ASIN/ISBN: 3518392379 |
Copfland.
Auf dem Cover ist eine „NYPD-Blue“-mäßige Szene abgebildet: Ein Cop steht breitbeinig, leicht in den Knien, hinter einem Auto, visiert irgendwem jenseits des Umschlages an, neben ihm „sein Partner“. Der hat sich hinter der weißen Tür des Polizeiwagens verbarrikadiert, den linken Arm aufs Dach gestützt, Hand ums Funkgerät. Es sieht aus, als wolle er eine Granate werfen. Sein Blick geht über die Schulter, in Richtung seines Kollegens. Das Blaulicht sticht mit einem azurnen Licht-Stachel in seinen Kopf. Im Hintergrund rauscht der verwaschene Schemen eines Autos vorbei. „Feuer frei!“ denke ich und kaufe und dann fängt das Ding auch noch an zu riechen! Aber der Reihe nach.
Zunächst mal: Das Cover ist darauf aus, nach oberflächlicher Action lechzende Leser wie mich zu ködern. In dem Buch wird nicht geballert! Nur zwei Mal auf 268 Seiten. Wobei das eine Mal nicht zählt, weil der Cop – Triphammer – das ist die Hauptperson, so verwirrt und nervös ist, dass er seine Waffe einfach mit voller Wucht auf den Boden schmeißt – und da ich das Buch unbedingt weiterempfehlen kann, werde ich diesen Punkt nicht weiter ausführen. Dafür kann ich aber ein bisschen was über Triphammer sagen. Er ist der Grund, warum das Buch riecht: Nach den säuerlich-schweißigen Ausdünstungen eines Alkis und vielleicht nach Old Spice.
Triphammer ist ende vierzig, allein erziehender Vater eines Sohnes, der demnächst die High-School verlässt. Er ist Anwärter auf eine Gehaltserhöhung wenn er denn endlich das Lieutenant-Examen packen würde (das er schon einmal vergeigt hat) und neuerdings ist er mit Judy zusammen. Das ist eine junge Dozentin im Fachbereich Filmwissenschaft. Das ist die Geschichte: Triphammer plaudert aus seinem Leben. Darüber, warum er nach mehr als zwanzig Dienst-Jahren immer noch das macht, was eigentlich nur eine Zwischenstation sein sollte; Warum er so versessen darauf ist, seinem Sohn ein guter Vater zu sein – und warum das so schwer ist; Von seinen zahlreichen Affären; Wie er Judy vor einem prügelnden Studenten in Sicherheit brachte und schließlich mit ihr im Bett landete; Und das er sich fragt, was eine gebildete, junge, gut aussehende Frau von einem Typen wie ihm will, der sich wegen seiner Hämorriden unters Messer legen muss. Das Buch ist so lebendig und glaubwürdig geschrieben, dass man Triphammer getrost als erste „In Biblio“ Geburt dem Einwohnermeldeamt melden könnte.

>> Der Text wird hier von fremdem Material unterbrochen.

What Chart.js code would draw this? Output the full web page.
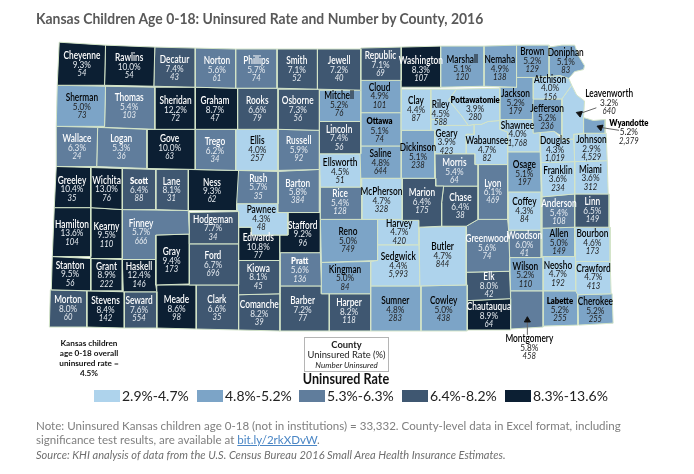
<!DOCTYPE html>
<html>
<head>
<meta charset="utf-8">
<script src="https://cdn.jsdelivr.net/npm/chart.js@4/dist/chart.umd.min.js"></script>
<style>
  html, body { margin: 0; background: #fff; font-family: Lato, sans-serif; }
  #page { position: relative; width: 694px; height: 474px; overflow: hidden; }
  #map { position: absolute; left: 0; top: 0; }
  .t { position: absolute; white-space: nowrap; transform-origin: left top; }
  #title { left: 36px; top: 10px; font-size: 14.6px; font-weight: 700; color: #595959; transform: scaleX(.955); }
  .swatch { position: absolute; top: 390px; width: 26px; height: 12px; }
  .range { top: 387px; font-size: 14px; color: #222; }
  #note { left: 36px; top: 419px; font-size: 12.2px; line-height: 13.5px; color: #7f7f7f; transform: scaleX(.948); }
  #note a { color: #4a86c5; text-decoration: underline; text-decoration-thickness: 1px; }
  #source { left: 36px; top: 447px; font-size: 11.8px; font-style: italic; color: #6f6f6f; transform: scaleX(.937); }
  #overall { left: 44px; top: 338px; width: 90px; text-align: center; font-size: 8.2px; line-height: 10px; font-weight: 700; color: #111; }
  #key { left: 304px; top: 337px; width: 83px; height: 33px; border: 1px solid #b5b5b5; text-align: center; color: #222; }
  #key div { font-size: 9.4px; line-height: 10px; }
  #keyTitle { left: 346px; top: 370px; font-size: 14.4px; font-weight: 700; color: #111; transform: translateX(-50%) scaleX(.875); transform-origin: center top; }
</style>
</head>
<body>
<div id="page">
  <canvas id="map" width="694" height="474"></canvas>
  <div class="t" id="title">Kansas Children Age 0-18: Uninsured Rate and Number by County, 2016</div>
  <div class="t" id="overall">Kansas children<br>age 0-18 overall<br>uninsured rate =<br>4.5%</div>
  <div class="t" id="key">
    <div style="font-weight:700;margin-top:2px">County</div>
    <div>Uninsured Rate (%)</div>
    <div style="font-style:italic;font-size:8px">Number Uninsured</div>
  </div>
  <div class="t" id="keyTitle">Uninsured Rate</div>
  <div id="legend"></div>
  <div class="t" id="note">Note: Uninsured Kansas children age 0-18 (not in institutions) = 33,332. County-level data in Excel format, including<br>significance test results, are available at <a>bit.ly/2rkXDvW</a>.</div>
  <div class="t" id="source">Source: KHI analysis of data from the U.S. Census Bureau 2016 Small Area Health Insurance Estimates.</div>
</div>
<script>
const countyNames = [
  'Cheyenne','Rawlins','Decatur','Norton','Phillips','Smith','Jewell','Republic','Washington','Marshall','Nemaha','Brown','Doniphan',
  'Sherman','Thomas','Sheridan','Graham','Rooks','Osborne','Mitchell','Cloud','Clay','Riley','Pottawatomie','Jackson','Atchison','Jefferson','Leavenworth','Wyandotte',
  'Wallace','Logan','Gove','Trego','Ellis','Russell','Lincoln','Ottawa','Saline','Dickinson','Geary','Wabaunsee','Shawnee','Douglas','Johnson',
  'Greeley','Wichita','Scott','Lane','Ness','Rush','Barton','Ellsworth','Rice','McPherson','Marion','Morris','Chase','Lyon','Osage','Franklin','Miami',
  'Hamilton','Kearny','Finney','Hodgeman','Pawnee','Stafford','Reno','Harvey','Butler','Greenwood','Coffey','Anderson','Linn',
  'Stanton','Grant','Haskell','Gray','Ford','Edwards','Kiowa','Pratt','Kingman','Sedgwick','Woodson','Allen','Bourbon','Wilson','Neosho','Crawford',
  'Morton','Stevens','Seward','Meade','Clark','Comanche','Barber','Harper','Sumner','Cowley','Elk','Chautauqua','Montgomery','Labette','Cherokee'
];
const uninsuredRates = [
  9.3,10.0,7.4,5.6,5.7,7.1,7.2,7.1,8.3,5.1,4.9,5.2,5.1,
  5.0,5.4,12.2,8.7,6.6,7.3,5.2,4.9,4.4,4.5,3.9,5.2,4.0,5.2,3.2,5.2,
  6.3,5.3,10.0,6.2,4.0,5.9,7.4,5.1,4.8,5.1,3.9,4.7,4.0,4.3,2.9,
  10.4,13.0,6.4,8.1,9.3,5.7,5.8,4.5,5.4,4.7,6.4,5.4,6.4,6.1,5.1,3.6,3.6,
  13.6,9.5,5.7,7.7,4.3,9.2,5.0,4.7,4.7,5.6,4.3,5.4,6.5,
  9.5,8.9,12.4,9.4,6.7,10.8,8.1,5.6,5.0,4.4,6.0,5.0,4.6,5.2,4.7,4.7,
  8.0,8.4,7.6,8.6,6.6,8.2,7.2,8.2,4.8,5.0,8.0,8.9,5.8,5.2,5.2
];
const uninsuredCounts = [
  54,54,43,61,74,52,40,69,107,120,138,129,83,
  73,103,72,47,79,56,76,101,87,588,280,179,156,236,640,2379,
  24,36,63,34,257,92,56,74,644,238,423,82,1768,1019,4529,
  35,76,88,31,62,35,384,51,128,328,175,64,38,469,197,234,312,
  104,110,666,34,48,96,749,420,844,74,84,108,149,
  56,222,146,173,696,77,45,136,84,5993,41,149,173,110,192,413,
  60,142,554,98,35,39,77,118,283,438,42,64,458,255,255
];

// legend classes
const rateClassMax = [4.7, 5.2, 6.3, 8.2, 13.6];
const rateClassLabels = ['2.9%-4.7%','4.8%-5.2%','5.3%-6.3%','6.4%-8.2%','8.3%-13.6%'];
const rateClassColors = ['#aed3ec','#7ca4c7','#607d9c','#3f5771','#0c1f33'];
const legendLeft = [94, 197, 299, 402, 505];

// county outlines, x,y pairs on the map's scale (same order as countyNames)
const countyOutlines = [
  [55,38,102,41,101,82,53,82],[102,41,152,43,151,83,101,82],[152,43,193,44,193,84,151,83],[193,44,234,45,234,85,193,84],
  [234,45,276,45,276,85,234,85],[276,45,317,45,317,86,276,85],[317,45,361,45,361,87,317,86],[361,44,402,43,402,77,360,77],
  [402,43,442,42,442,84,402,84],[442,42,486,42,486,83,442,84],[486,42,519,41,519,84,486,83],[519,41,552,41,552,73,536,74,519,74],
  [552,43,565,41,578,41,582,52,588,62,587,66,578,68,572,75,563,72,552,73],
  [53,82,102,83,101,124,52,124],[102,83,152,84,152,127,101,125],[152,84,193,84,193,127,144,127,152,127],[193,84,236,85,236,127,193,127],
  [236,85,277,85,277,127,234,127],[277,86,319,86,319,128,277,127],[319,87,361,87,361,119,319,119],[360,77,402,77,402,110,360,110],
  [402,86,432,86,432,128,402,128],[432,86,458,86,450,97,463,113,470,123,441,123,441,117,432,117],
  [458,86,502,85,502,118,490,119,483,122,476,122,470,123,463,113,450,97],[502,84,519,84,519,74,536,74,536,96,535,117,502,117],
  [536,74,552,73,563,72,572,75,575,82,565,96,535,96],[535,96,565,96,565,134,557,129,536,131],
  [565,96,575,82,580,92,588,98,587,115,587,131,577,132,577,137,565,137],[587,115,597,118,609,117,609,131,587,131],
  [52,124,94,125,93,165,52,165],[94,125,144,127,144,167,93,165],[144,127,193,127,193,168,144,167],[193,127,234,127,234,169,193,168],
  [234,127,277,127,277,169,234,169],[277,127,319,128,319,168,277,169],[319,119,361,119,361,152,319,152],[360,110,402,110,402,144,360,144],
  [360,144,402,144,402,177,361,177],[402,128,436,128,436,177,402,177],
  [432,117,441,117,441,123,470,123,476,122,476,132,468,132,468,152,436,152,436,128,432,128],
  [476,122,483,122,490,119,502,118,502,127,510,130,510,163,477,163,477,152,468,152,468,132,476,132],
  [502,117,535,117,536,131,543,130,543,150,510,150,510,130,502,127],
  [543,130,557,129,565,137,577,137,578,160,544,161],[577,132,610,131,611,159,578,160],
  [52,165,87,166,87,207,50,207],[87,166,119,167,119,209,87,207],[119,167,153,168,153,209,119,209],[153,168,186,168,186,210,153,209],
  [186,168,237,169,235,203,235,210,186,210],[234,169,277,170,277,203,235,203],[277,170,319,168,319,212,277,212],
  [319,152,361,152,361,186,320,186],[320,186,362,186,362,219,320,219],[362,177,403,177,403,219,362,219],
  [403,177,437,177,437,185,445,185,443,202,443,226,420,227,420,220,403,220],
  [436,152,468,152,477,152,477,163,480,163,480,185,437,185],[445,185,480,185,480,219,468,226,443,226,443,202],
  [480,163,510,163,510,219,480,219],[510,150,543,150,544,191,510,191],[544,161,578,160,578,193,545,196],[578,160,611,159,612,193,578,193],
  [50,207,87,207,87,257,48,257],[87,207,119,209,119,259,87,259],[119,209,186,210,187,234,153,235,153,260,119,260],
  [187,212,237,211,237,244,187,244],[235,203,277,203,277,212,287,212,287,235,250,235,250,227,237,227],
  [287,212,320,212,320,253,279,253,279,235,287,235],[320,219,378,219,378,261,321,263],[378,219,420,219,420,245,378,245],
  [420,227,468,226,468,286,421,287],[468,226,480,219,510,219,511,230,512,258,512,272,468,273],
  [511,191,544,191,544,230,511,230],[545,196,578,193,578,227,545,228],[578,193,613,193,613,227,578,227],
  [48,257,87,259,87,292,47,291],[87,259,119,260,119,292,87,292],[119,260,153,260,153,286,154,293,120,293],[153,235,187,234,187,285,153,286],
  [187,244,237,244,237,286,187,286],[237,227,250,227,250,235,279,235,279,261,237,261],[237,261,279,261,279,295,237,296],
  [279,253,320,253,321,287,279,287],[321,263,371,262,371,295,321,295],[378,245,420,245,421,287,371,287,371,262,378,261],
  [511,230,544,230,544,258,512,258],[545,228,578,227,578,257,545,257],[578,227,614,227,614,262,579,262],
  [512,258,546,258,546,292,513,292],[545,257,579,257,579,292,546,292],[579,262,614,262,615,295,581,296,579,292],
  [46,291,83,292,83,329,45,329],[83,292,121,293,121,330,83,329],[121,293,154,293,154,330,121,330],[154,286,194,286,194,331,154,330],
  [194,286,237,286,237,332,194,331],[237,296,279,295,279,333,237,332],[279,287,321,287,321,295,329,295,329,333,278,333],
  [329,295,371,295,371,333,329,333],[371,287,422,287,422,333,371,333],[422,287,469,286,469,333,422,333],
  [468,273,512,272,513,300,469,302],[469,302,513,300,513,332,469,332],[513,292,546,292,546,329,513,331],
  [546,292,581,292,581,327,546,328],[581,296,616,295,617,325,582,327]
];

// where each county's name sits (same order again)
const labelAnchors = [
  [78,52],[126,54],[172,56],[215,57],[255,57],[296,57],[339,57],[381,52],[422,57],[464,56],[502,56],[535,48],[569,49],
  [78,95],[126,95],[173,98],[213,98],[256,98],[297,98],[339,93],[380,84],[417,98],[442,102],[477,97],[518,91],[553,76],[550,106],[613,91],[633,121],
  [73,137],[118,137],[167,137],[213,140],[256,139],[298,139],[339,127],[380,119],[381,152],[419,146],[448,131],[489,139],[520,123],[558,139],[595,138],
  [68,179],[103,179],[136,180],[169,180],[210,181],[257,177],[297,182],[340,161],[340,193],[382,191],[423,192],[456,161],[462,197],[495,182],[527,163],[561,169],[594,168],
  [68,224],[103,226],[138,223],[211,219],[260,209],[302,225],[348,232],[400,223],[444,247],[489,239],[527,201],[562,203],[596,201],
  [66,266],[103,267],[136,267],[169,252],[211,256],[257,238],[257,269],[299,262],[345,270],[399,257],[527,236],[562,234],[596,234],[528,267],[561,266],[597,269],
  [64,301],[102,302],[136,302],[174,301],[215,301],[258,306],[302,302],[349,304],[396,302],[445,302],[491,278],[491,308],[532,341],[563,302],[599,303]
];

// names set in the smaller heavy type on the original
const smallBoldNames = ['Pottawatomie','Wyandotte','Ottawa','Scott','Pratt','Labette'];

// leader arrows for the counties labelled outside their shape: from, to
const leaderLines = [[[600,105],[583,111]],[[623,128],[604,125]],[[530,337],[530,322]]];

function rateClass(rate) {
  return rateClassMax.findIndex(max => rate <= max);
}

function toPoints(flat) {
  const pts = [];
  for (let i = 0; i < flat.length; i += 2) pts.push({ x: flat[i], y: flat[i + 1] });
  pts.push({ x: flat[0], y: flat[1] });
  return pts;
}

// fillText squeezed to a share of its natural width, the original type is narrow
function narrowText(ctx, text, px, py, squeeze) {
  ctx.fillText(text, px, py, ctx.measureText(text).width * squeeze);
}

// county texts, drawn after the shapes
const countyLabels = {
  id: 'countyLabels',
  afterDatasetsDraw(chart) {
    const { ctx, scales: { x, y } } = chart;
    ctx.save();
    ctx.textAlign = 'center';
    ctx.textBaseline = 'middle';
    countyNames.forEach((name, i) => {
      const px = x.getPixelForValue(labelAnchors[i][0]);
      const py = y.getPixelForValue(labelAnchors[i][1]);
      const dark = rateClass(uninsuredRates[i]) >= 2 && name !== 'Montgomery';
      const small = smallBoldNames.includes(name);
      ctx.fillStyle = dark ? '#fff' : '#000';
      ctx.font = small ? '800 9px Lato' : '600 10.4px Lato';
      narrowText(ctx, name, px, py, small ? 0.86 : 0.8);
      ctx.fillStyle = dark ? '#e6ebf0' : '#222';
      ctx.font = '9.4px Lato';
      narrowText(ctx, uninsuredRates[i].toFixed(1) + '%', px, py + 9, 0.88);
      ctx.font = 'italic 8.6px Lato';
      narrowText(ctx, uninsuredCounts[i].toLocaleString('en-US'), px, py + 17.5, 0.9);
    });
    ctx.restore();
  }
};

const shapeSets = countyNames.map((name, i) => ({
  label: name,
  data: toPoints(countyOutlines[i]),
  showLine: true,
  fill: 'shape',
  tension: 0,
  pointRadius: 0,
  backgroundColor: rateClassColors[rateClass(uninsuredRates[i])],
  borderColor: '#d3e4c8',
  borderWidth: 1
}));

const arrowSets = leaderLines.map(line => ({
  label: 'leader',
  data: line.map(p => ({ x: p[0], y: p[1] })),
  showLine: true,
  tension: 0,
  borderColor: '#666',
  borderWidth: 1,
  pointRadius: [0, 3.5],
  pointStyle: 'triangle',
  pointRotation: line[0][0] === line[1][0] ? 0 : (line[0][0] > line[1][0] ? -70 : 70),
  pointBackgroundColor: '#111',
  pointBorderColor: '#111'
}));

new Chart(document.getElementById('map'), {
  type: 'scatter',
  data: { datasets: [...arrowSets, ...shapeSets] },
  plugins: [countyLabels],
  options: {
    responsive: false,
    animation: false,
    events: [],
    layout: { padding: 0 },
    plugins: { legend: { display: false }, title: { display: false }, tooltip: { enabled: false } },
    scales: {
      x: { type: 'linear', display: false, min: 0, max: 694 },
      y: { type: 'linear', display: false, min: 0, max: 474, reverse: true }
    }
  }
});

const legendBox = document.getElementById('legend');
rateClassLabels.forEach((label, i) => {
  const sw = document.createElement('div');
  sw.className = 'swatch';
  sw.style.left = legendLeft[i] + 'px';
  sw.style.background = rateClassColors[i];
  legendBox.appendChild(sw);
  const tx = document.createElement('div');
  tx.className = 't range';
  tx.style.left = (legendLeft[i] + 28) + 'px';
  tx.textContent = label;
  legendBox.appendChild(tx);
});
</script>
</body>
</html>
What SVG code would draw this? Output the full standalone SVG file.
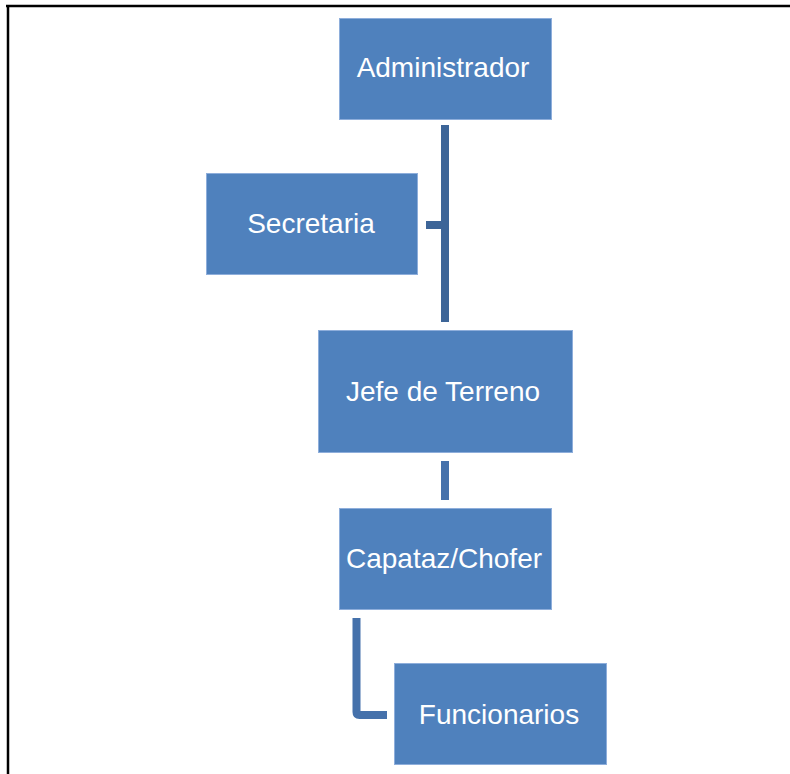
<svg xmlns="http://www.w3.org/2000/svg" width="790" height="774" viewBox="0 0 790 774">
<style>
.box{fill:#4F81BD;stroke:#8EAEDB;stroke-width:1}
.lbl{font-family:"Liberation Sans",Arial,sans-serif;font-size:28px;fill:#FFFFFF;text-anchor:middle}
.con{fill:none;stroke-width:8;stroke-linecap:butt}
</style>
<rect width="790" height="774" fill="#FFFFFF"/>
<g id="frame">
<line x1="6" y1="6" x2="790" y2="6" stroke="#000" stroke-width="2.5"/>
<line x1="8" y1="5" x2="8" y2="774" stroke="#000" stroke-width="2.5"/>
</g>
<g id="connectors">
<line class="con" stroke="#3D6598" x1="445" y1="125" x2="445" y2="322"/>
<line class="con" stroke="#3D6598" x1="426" y1="225" x2="445" y2="225"/>
<line class="con" stroke="#4571AB" x1="445" y1="461" x2="445" y2="500"/>
<path class="con" stroke="#4571AB" d="M356.5,618 V712 Q356.5,715 359.5,715 H387"/>
</g>
<g id="administrador">
<rect class="box" x="339.5" y="18.5" width="212" height="101"/>
<text class="lbl" x="443" y="77">Administrador</text>
</g>
<g id="secretaria">
<rect class="box" x="206.5" y="173.5" width="211" height="101"/>
<text class="lbl" x="311" y="233">Secretaria</text>
</g>
<g id="jefe">
<rect class="box" x="318.5" y="330.5" width="254" height="122"/>
<text class="lbl" x="443" y="401">Jefe de Terreno</text>
</g>
<g id="capataz">
<rect class="box" x="339.5" y="508.5" width="212" height="101"/>
<text class="lbl" x="444" y="568">Capataz/Chofer</text>
</g>
<g id="funcionarios">
<rect class="box" x="394.5" y="663.5" width="212" height="101"/>
<text class="lbl" x="499" y="724">Funcionarios</text>
</g>
</svg>
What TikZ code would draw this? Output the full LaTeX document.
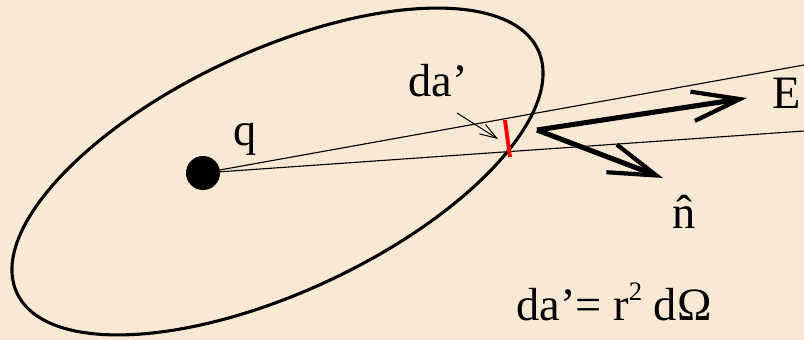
\documentclass[tikz,border=0pt]{standalone}
\usepackage{fontspec}
\setmainfont{Liberation Serif}
\usetikzlibrary{arrows.meta}
\definecolor{sfondo}{RGB}{248,232,212}
\newcommand{\apice}[1]{\raisebox{14pt}{\fontsize{19}{19}\selectfont #1}}

\begin{document}
\begin{tikzpicture}[x=0.025cm, y=-0.025cm]
	% Stili per testi e frecce di questa figura
	\tikzset{etichetta/.style={font=\fontsize{33}{38}\selectfont, inner sep=0pt},
		raggio/.style={line width=0.8pt},
		freccia/.style={line width=3.6pt, -{Straight Barb[length=34pt, width=21pt, line width=3pt]}}}
	
	% Sfondo e bordo della figura
	\fill[sfondo] (0,0) rectangle (804,340);
	\useasboundingbox (0,0) rectangle (804,340);
	
	% Superficie chiusa attorno alla carica
	\draw[line width=2.2pt, rotate around={25:(277.5,171.5)}] (277.5,171.5) ellipse [x radius=287.5, y radius=120.6];
	
	% Carica e cono dell'angolo solido
	\node[circle, fill=black, minimum size=0.85cm, inner sep=0pt] (q) at (203,173) {};
	\coordinate (R1) at (804,65);
	\coordinate (R2) at (804,131);
	\draw[raggio] (q.center) -- (R1);
	\draw[raggio] (q.center) -- (R2);
	
	% Elemento di superficie da'
	\coordinate (A1) at (505,120);
	\coordinate (A2) at (510,157);
	\draw[red, line width=2.8pt] (A1) -- (A2);
	
	% Campo e normale
	\coordinate (O) at (537,130);
	\coordinate (Ep) at (747,98);
	\coordinate (Np) at (663,178);
	\draw[freccia] (O) -- (Ep);
	\draw[freccia] (O) -- (Np);
	
	% Etichette
	\node[etichetta] (lq) at (245,139) {q};
	\node[etichetta] (lda) at (438,81) {da’};
	\node[etichetta] (lE) at (787,93) {E};
	\node[etichetta] (ln) at (684,212) {\^{n}};
	\node[etichetta] (lf) at (614,302) {da’= r\apice{2} dΩ};
	\coordinate (puntaA) at (498,139);
	\draw[line width=0.7pt, -{Straight Barb[length=12pt, width=8pt]}] (457,113) -- (puntaA);
\end{tikzpicture}
\end{document}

Triphammer spricht in der ersten Person, im Präsens, zum Leser. Etwas, was ich nicht mag. Genauso wenig wie ich Filme mag, die ausschließlich mit subjektiver, verwackelter Handkamera gedreht sind. Aber im Fall von Triphammer ist es keine Effekthascherei: Es ist rührend zu sehen, wie er sich, nachdem er Judy kennen gelernt hat, um eine bessere Sprache bemüht. Dabei benutzt er beispielsweise Fremdworte falsch – und man fragt sich gespannt, wie das mit dem ungebildeten Cop, dem Landei Triphammer und mit der großbürgerlichen New Yorkerin Judith nur enden soll? Es liegt in der Natur der Sache, dass die Sprache kein bisschen künstlerisch, im Sinne von „voller treffender Metaphern“, „Sinn für Rhythmus“, oder dergleichen ist. Der erste Satz des Buches geht so: „Draußen ist es knapp unter Null, der Schnee weht wie bescheuert und wir empfangen die fernmündliche Meldung eines Vaters, der sich um seinen zwölfjährigen Sohn Sorgen macht.“ In diesem Ton geht’s weiter. Umgangssprache und der gestelzte Jargon des kleinen Angestellten („Ich bin seit 1982 im Bereich Verkauf für die Firma Krause und Klopotschki tätig“) bzw. Beamten verweben sich hier zu einer authentischen Erzählstimme – die Triphammers Bemühungen „ein besserer Mensch zu werden“ verdeutlicht und gleichzeitig seine Ängste reflektiert, als versoffener, sentimentaler Provinz-Cop zu enden.
Das Buch wurde von Harry Rowohlt übersetzt.